Learn how to make flaky easy parotta - flaky layered Indian flat bread
Maida flour/ All purpose flour- 2 cups
Sugar- 1 tsp
Curd- 1 tbsp
Oil- 4 tbsp
Ghee- 1 tbsp
Milk- 1/2 cup
Water to knead
Salt to taste
To make layers
Oil- 1/4 cup
Rice flour- 1/4 cup
How to mix parotta dough
In a wide bowl add maida, sugar, salt, oil, milk and required water. Knead dough for 15 mins until soft and smooth. Set aside for 1 to 2 hours( the long you rest the parotta dough it becomes soft, elastic and flaky).

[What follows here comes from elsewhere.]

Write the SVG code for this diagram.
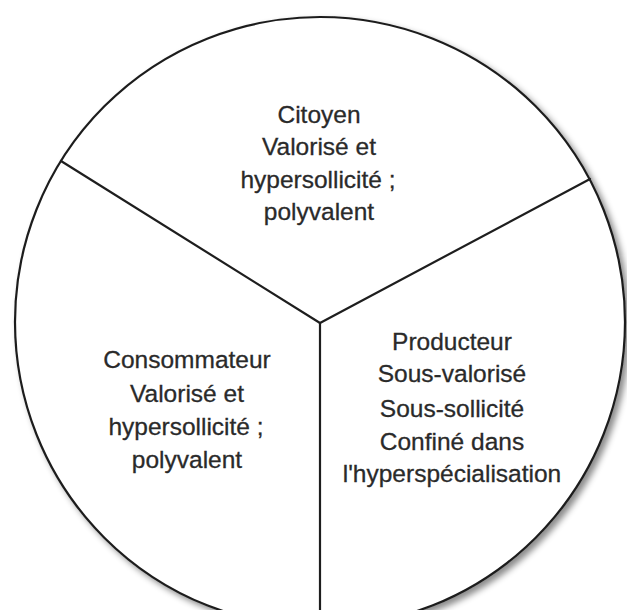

How to make layers in parotta
Divide the dough into equal lime sized portions. Roll out each lime sized dough into chapati( round discs) as thin as possible. Spread one tsp oil on the rolled dough and sprinkle 1/2 tsp rice flour on top of rolled and oiled dough. Starting from one end make fleets like doing for saree or fold like making paper fan till u reach other end. Gather the fleets made with dough. Hold one end of gathered fleet in center and roll like a wheel( clockwise) and tuck the other end below the wheel. Do the same process with rest of dough until fleeted and wheeled. Cover these prepared parotta dough with damp cloth and rest it for 30 mins.
How to cook parotta
After 30 mins roll out each prepared dough wheel into thick parottas( into circle).
Heat tawa or griddle, when hot, lay each rolled thick parottas on tawa and cook on both sides on medium heat for 5 mins, smearing oil around parotta if needed. Fry parotta until cooked and golden brown on both sides.
How to bring flakes in cooked parotta.
Place upto 5 to 6 cooked parotta on top of another. Cover piled parotta with clean cloth( since its too hot) use both hands and dab on sides of parotta, by dabbing vigorously on the sides the layers in parotta will open up and become flaky. Remove parotta from cloth and serve hot with chicken curry or veg curry of your choice.